As to Plaintiff's claim that he was fraudulently induced by his attorney into entering the settlement agreement, "[a] party will not be released from a poor litigation decision made because of inaccurate information or advice, even if provided by an attorney. [Plaintiff's] decision to accept the offer was deliberate and independent. In such situations, regret caused by new knowledge does not justify rescinding a decision." Latshaw v. Trainer Wortham & Co., 452 F. 3d 1097, 1101-1102 (9th Cir. 2006). (The plaintiff-appellant requested Rule 60(b)(6) relief from a judgment resulting from her acceptance of an offer of judgment under Federal Rule of Civil Procedure 68.); see also Qiang Wang v. Palo Alto Networks, Inc., 686 Fed. Appx. 890, 894-95 (Fed. Cir. 2017) (refusing to vacate settlement agreement where the plaintiff claimed it was based on erroneous legal advice); Steart v. Allen County Jail, 2018 WL 3238552 (N.D. Ind. 2018).
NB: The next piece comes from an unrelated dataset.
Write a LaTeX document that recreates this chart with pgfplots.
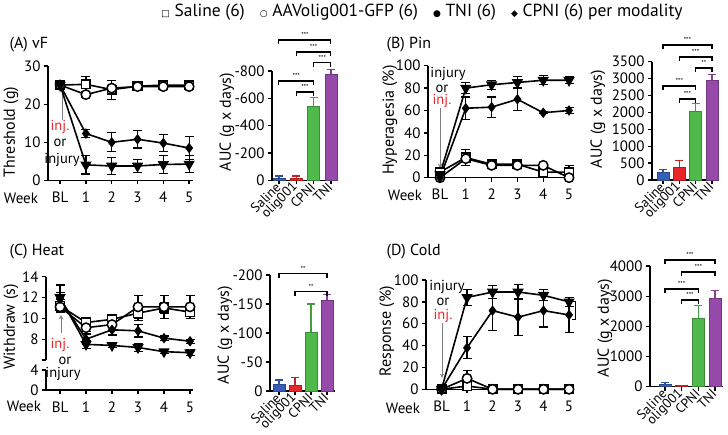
\documentclass[border=0pt]{standalone}
\usepackage{pgfplots}
\pgfplotsset{compat=1.18}
\usepackage{fontspec}
\setmainfont{PT Sans}
\newfontfamily\symfont{DejaVu Sans}
\definecolor{cblue}{RGB}{55,95,185}
\definecolor{cred}{RGB}{232,38,42}
\definecolor{cgreen}{RGB}{80,185,75}
\definecolor{cpurple}{RGB}{150,75,170}
\definecolor{injred}{RGB}{235,40,45}
\newcommand\tl{\fontsize{15}{15}\selectfont}
\newcommand\bl{\fontsize{13.5}{13.5}\selectfont}
\newcommand\an{\fontsize{14.5}{14.5}\selectfont}
\newcommand\yl{\fontsize{16}{16}\selectfont}
\newcommand\st{\fontsize{7}{7}\selectfont}
\newcommand\br[4]{\draw[line width=1.1pt] ([yshift=-4pt]axis cs:#1,#3) -- (axis cs:#1,#3) -- node[above=-1.5pt,font=\st]{#4} (axis cs:#2,#3) -- ([yshift=-4pt]axis cs:#2,#3);}
\pgfplotsset{
  prism/.style={scale only axis, anchor=south west, axis lines*=left,
    axis line style={-, line width=1.5pt}, tick style={line width=1.3pt, black},
    tick align=outside, major tick length=4pt, tick label style={font=\tl},
    clip=false, /pgf/number format/assume math mode=true, /pgf/number format/1000 sep={}},
  linep/.style={prism, xtick={0,...,5}, xticklabels={BL,1,2,3,4,5}, xticklabel style={yshift=-4pt}},
  barp/.style={prism, xtick={0,1,2,3}, xticklabels={Saline,olig001,CPNI,TNI},
    xticklabel style={rotate=45, anchor=east, inner sep=1pt, font=\bl}},
  ser/.style={black, line width=1.6pt, error bars/y dir=both, error bars/y explicit,
    error bars/error bar style={line width=1.2pt, black},
    error bars/error mark options={rotate=90, line width=1.2pt, mark size=4.5pt, black}},
  sal/.style={ser, mark=square*, mark size=4.3pt, mark options={fill=white, line width=1.5pt}},
  oli/.style={ser, mark=*, mark size=4.7pt, mark options={fill=white, line width=1.5pt}},
  tni/.style={ser, mark=triangle*, mark size=5pt, mark options={fill=black, rotate=180}},
  cpn/.style={ser, mark=diamond*, mark size=4pt, mark options={fill=black}},
  bb/.style={ybar, bar width=12pt, bar shift=0pt, fill=#1, draw=#1!75!black, line width=0.8pt,
    error bars/y dir=plus, error bars/y explicit,
    error bars/error bar style={line width=1.2pt, #1!85!black},
    error bars/error mark options={rotate=90, line width=1.2pt, mark size=4pt, #1!85!black}},
}
\begin{document}
\begin{tikzpicture}
\useasboundingbox (0,0) rectangle (728pt,435pt);
% legend
\node[font=\fontsize{17.5}{17.5}\selectfont] at (422pt,423pt) {{\symfont\small □}~Saline (6)\hspace{15pt}{\symfont\small ○}~AAVolig001-GFP (6)\hspace{15pt}{\symfont\small ●}~TNI (6)\hspace{15pt}{\symfont\small ◆}~CPNI (6) per modality};
% titles
\node[anchor=west,font=\fontsize{16}{16}\selectfont] at (6pt,390pt) {(A) vF};
\node[anchor=west,font=\fontsize{16}{16}\selectfont] at (383pt,390pt) {(B) Pin};
\node[anchor=west,font=\fontsize{16}{16}\selectfont] at (6pt,183pt) {(C) Heat};
\node[anchor=west,font=\fontsize{16}{16}\selectfont] at (383pt,183pt) {(D) Cold};
% y labels
\node[rotate=90,font=\yl] at (11pt,303pt) {Threshold (g)};
\node[rotate=90,font=\yl] at (227pt,313pt) {AUC (g x days)};
\node[rotate=90,font=\yl] at (390pt,315pt) {Hyperagesia (\%)};
\node[rotate=90,font=\yl] at (598pt,316pt) {AUC (g x days)};
\node[rotate=90,font=\yl] at (11pt,108pt) {Withdraw (s)};
\node[rotate=90,font=\yl] at (225pt,100pt) {AUC (g x days)};
\node[rotate=90,font=\yl] at (387pt,104pt) {Response (\%)};
\node[rotate=90,font=\yl] at (605pt,107pt) {AUC (g x days)};
% Week
\node[font=\tl] at (21pt,237pt) {Week};
\node[font=\tl] at (405pt,240pt) {Week};
\node[font=\tl] at (24pt,29pt) {Week};
\node[font=\tl] at (403pt,27pt) {Week};
% annotations
\draw[gray,line width=1pt,-stealth] (62pt,315pt) -- (62pt,347pt);
\node[font=\an,text=injred] at (60pt,308pt) {inj.};
\node[font=\an] at (60pt,292pt) {or};
\node[font=\an] at (62pt,275pt) {injury};
\node[font=\an] at (448pt,361pt) {injury};
\node[font=\an] at (442pt,346pt) {or};
\node[font=\an,text=injred] at (442pt,334pt) {inj.};
\draw[gray,line width=1pt,-stealth] (440pt,327pt) -- (440pt,267pt);
\draw[gray,line width=1pt,-stealth] (61pt,102pt) -- (61pt,120pt);
\node[font=\an,text=injred] at (60pt,90pt) {inj.};
\node[font=\an] at (65pt,74pt) {or};
\node[font=\an] at (63pt,61pt) {injury};
\node[font=\an] at (447pt,148pt) {injury};
\node[font=\an] at (443pt,133pt) {or};
\node[font=\an,text=injred] at (443pt,119pt) {inj.};
\draw[gray,line width=1pt,-stealth] (442pt,112pt) -- (442pt,57pt);

% ---------------- A line
\begin{axis}[linep, at={(48pt,254.5pt)}, width=145pt, height=114.5pt,
  xmin=-0.47, xmax=5.15, ymin=0, ymax=30, ytick={0,10,20,30}]
\addplot[sal] coordinates {(0,25)+-(0,0.5) (1,25.2)+-(0,2) (2,23.8)+-(0,2.5) (3,24.7)+-(0,0.8) (4,25)+-(0,0.8) (5,25)+-(0,0.8)};
\addplot[oli] coordinates {(0,25)+-(0,0.5) (1,22.5)+-(0,0.6) (2,24.2)+-(0,0.6) (3,24.6)+-(0,0.5) (4,24.6)+-(0,0.5) (5,24.6)+-(0,0.5)};
\addplot[cpn] coordinates {(0,25)+-(0,0.5) (1,12.3)+-(0,1) (2,10)+-(0,2.5) (3,10.8)+-(0,2.3) (4,9.8)+-(0,2.3) (5,8.5)+-(0,3)};
\addplot[tni] coordinates {(0,25)+-(0,0.5) (1,4.1)+-(0,2.4) (2,3.8)+-(0,2.3) (3,3.8)+-(0,1.8) (4,4.2)+-(0,2.3) (5,4.3)+-(0,2.2)};
\end{axis}
% ---------------- A bar
\begin{axis}[barp, at={(272pt,254.7pt)}, width=65pt, height=109.3pt,
  xmin=-0.4, xmax=3.35, ymin=0, ymax=800, ytick={0,200,400,600,800},
  yticklabels={0,-200,-400,-600,-800}]
\addplot[bb=cblue] coordinates {(0,15)+-(0,17)};
\addplot[bb=cred] coordinates {(1,15)+-(0,17)};
\addplot[bb=cgreen] coordinates {(2,544)+-(0,61)};
\addplot[bb=cpurple] coordinates {(3,778)+-(0,34)};
\br{0}{3}{1027}{***}
\br{1}{3}{939}{***}
\br{2}{3}{859}{***}
\br{0}{2}{727}{***}
\br{1}{2}{646}{***}
\end{axis}
% ---------------- B line
\begin{axis}[linep, at={(428pt,257.3pt)}, width=144.1pt, height=112pt,
  xmin=-0.465, xmax=5.12, ymin=0, ymax=100, ytick={0,20,...,100}]
\addplot[sal] coordinates {(0,5)+-(0,0) (1,18)+-(0,7) (2,12)+-(0,2) (3,12)+-(0,2) (4,5)+-(0,2) (5,5)+-(0,6)};
\addplot[oli] coordinates {(0,0)+-(0,0) (1,17)+-(0,3) (2,11)+-(0,2) (3,11)+-(0,2) (4,11)+-(0,2) (5,0)+-(0,0)};
\addplot[cpn] coordinates {(0,0)+-(0,0) (1,62)+-(0,10) (2,63)+-(0,9) (3,70)+-(0,10) (4,58)+-(0,1) (5,60)+-(0,3)};
\addplot[tni] coordinates {(0,3)+-(0,0) (1,80)+-(0,5) (2,83)+-(0,4) (3,85)+-(0,5) (4,87)+-(0,4) (5,87)+-(0,3)};
\end{axis}
% ---------------- B bar
\begin{axis}[barp, at={(652pt,255pt)}, width=66pt, height=118.3pt,
  xmin=-0.67, xmax=3.37, ymin=0, ymax=3500, ytick={0,500,...,3500}]
\addplot[bb=cblue] coordinates {(0,217)+-(0,100)};
\addplot[bb=cred] coordinates {(1,375)+-(0,195)};
\addplot[bb=cgreen] coordinates {(2,2040)+-(0,230)};
\addplot[bb=cpurple] coordinates {(3,2960)+-(0,170)};
\br{0}{3}{3994}{***}
\br{1}{3}{3639}{***}
\br{2}{3}{3314}{**}
\br{0}{2}{2781}{***}
\br{1}{2}{2396}{***}
\end{axis}
% ---------------- C line (broken axis)
\begin{axis}[prism, axis x line=none, axis y line*=left, at={(46pt,75pt)}, width=146.6pt, height=83.3pt,
  xmin=-0.54, xmax=5.1, ymin=6, ymax=14, ytick={6,8,10,12,14}, yticklabels={,8,10,12,14}]
\addplot[sal] coordinates {(0,11.2)+-(0,0.6) (1,9.6)+-(0,0.3) (2,9.9)+-(0,0.5) (3,10.5)+-(0,0.7) (4,11)+-(0,0.5) (5,10.6)+-(0,0.4)};
\addplot[oli] coordinates {(0,11.1)+-(0,0.5) (1,9.1)+-(0,0.4) (2,9.4)+-(0,0.6) (3,11.1)+-(0,1.1) (4,11.1)+-(0,1.1) (5,11.1)+-(0,1.1)};
\addplot[cpn] coordinates {(0,11.9)+-(0,0.6) (1,8.0)+-(0,0.5) (2,8.9)+-(0,0.5) (3,8.8)+-(0,0.6) (4,8.1)+-(0,0.2) (5,7.8)+-(0,0.2)};
\addplot[tni] coordinates {(0,12)+-(0,1.2) (1,7.5)+-(0,0.4) (2,7.4)+-(0,0.2) (3,7.2)+-(0,0.4) (4,6.8)+-(0,0.2) (5,6.7)+-(0,0.3)};
\end{axis}
\begin{axis}[linep, at={(46pt,45pt)}, width=146.6pt, height=20pt,
  xmin=-0.54, xmax=5.1, ymin=0, ymax=4, ytick={0,4}]
\end{axis}
% ---------------- C bar
\begin{axis}[barp, at={(270pt,44pt)}, width=65pt, height=116pt,
  xmin=-0.5625, xmax=3.5, ymin=0, ymax=200, ytick={0,50,...,200},
  yticklabels={0,-50,-100,-150,-200}]
\addplot[bb=cblue] coordinates {(0,12)+-(0,7)};
\addplot[bb=cred] coordinates {(1,9)+-(0,14)};
\addplot[bb=cgreen] coordinates {(2,101)+-(0,49)};
\addplot[bb=cpurple] coordinates {(3,157)+-(0,10)};
\br{0}{3}{202}{**}
\br{1}{3}{171}{**}
\end{axis}
% ---------------- D line
\begin{axis}[linep, at={(426pt,45.7pt)}, width=146.1pt, height=109.3pt,
  xmin=-0.61, xmax=5.12, ymin=0, ymax=100, ytick={0,20,...,100}]
\addplot[sal] coordinates {(0,0)+-(0,0) (1,3)+-(0,3) (2,0)+-(0,0) (3,0)+-(0,0) (4,0)+-(0,0) (5,0)+-(0,0)};
\addplot[oli] coordinates {(0,0)+-(0,0) (1,10)+-(0,7) (2,0)+-(0,0) (3,0)+-(0,0) (4,0)+-(0,0) (5,0)+-(0,0)};
\addplot[cpn] coordinates {(0,0)+-(0,0) (1,38)+-(0,10) (2,72)+-(0,18) (3,66)+-(0,17) (4,72)+-(0,15) (5,68)+-(0,16)};
\addplot[tni] coordinates {(0,0)+-(0,0) (1,84)+-(0,7) (2,89)+-(0,6) (3,89)+-(0,7) (4,86)+-(0,5) (5,80)+-(0,4)};
\draw[line width=1pt] (axis cs:5.12,80) -- (axis cs:5.25,80) -- (axis cs:5.25,64) -- (axis cs:5.12,64);
\end{axis}
% ---------------- D bar
\begin{axis}[barp, at={(650pt,48.3pt)}, width=73pt, height=120.7pt,
  xmin=-0.9, xmax=3.48, ymin=0, ymax=4000, ytick={0,1000,...,4000}]
\addplot[bb=cblue] coordinates {(0,60)+-(0,70)};
\addplot[bb=cred] coordinates {(1,33)+-(0,5)};
\addplot[bb=cgreen] coordinates {(2,2265)+-(0,425)};
\addplot[bb=cpurple] coordinates {(3,2940)+-(0,240)};
\br{0}{3}{4198}{***}
\br{1}{3}{3800}{***}
\br{0}{2}{3237}{***}
\br{1}{2}{2873}{***}
\end{axis}
\end{tikzpicture}
\end{document}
In short, any fraudulent inducement by an attorney the Plaintiff selected and hired does not alter the settlement agreement between Plaintiff and Defendant, since it is not the opposition who is alleged to have committed the fraud, but the Plaintiff's own lawyer.
Many individual plaintiffs fail to realize there are two parts to any jury trial---liability and damages. This means that in order for Plaintiff to have even been eligible to recover the extra damages and fees he claimed he was entitled to, he would first had to have convinced a jury that Defendant was "in the wrong" and therefore liable to Plaintiff. Only after finding Defendant liable would the jury even get to consider awarding any damages to Plaintiff. Plaintiff's counsel no doubt factored in the risk of a jury finding no liability on the part of Defendant in recommending that Plaintiff settle for the sum of $50,000. Indeed, the Magistrate Judge noted in his Report and Recommendation that there was a "significant" risk of a defense verdict in this matter. [ECF 36, p. 8.] Under these circumstances, it is highly unlikely that Defendant would have offered to settle this case for more than $50,000. The defense clearly would have tried the case before offering the Plaintiff any more than that amount. Also, a jury in this case could have easily rendered a defense verdict, leaving Plaintiff with no recovery at all.
In sum, the parties entered into a valid oral agreement. Additionally, the fact that the Plaintiff refused to sign the written agreement is immaterial. Any alleged material misrepresentations or omissions made by prior counsel which Plaintiff claims fraudulently induced him into agreeing to the settlement can be addressed by him in a separate action against his attorney and agent. The settlement agreement shall be enforced.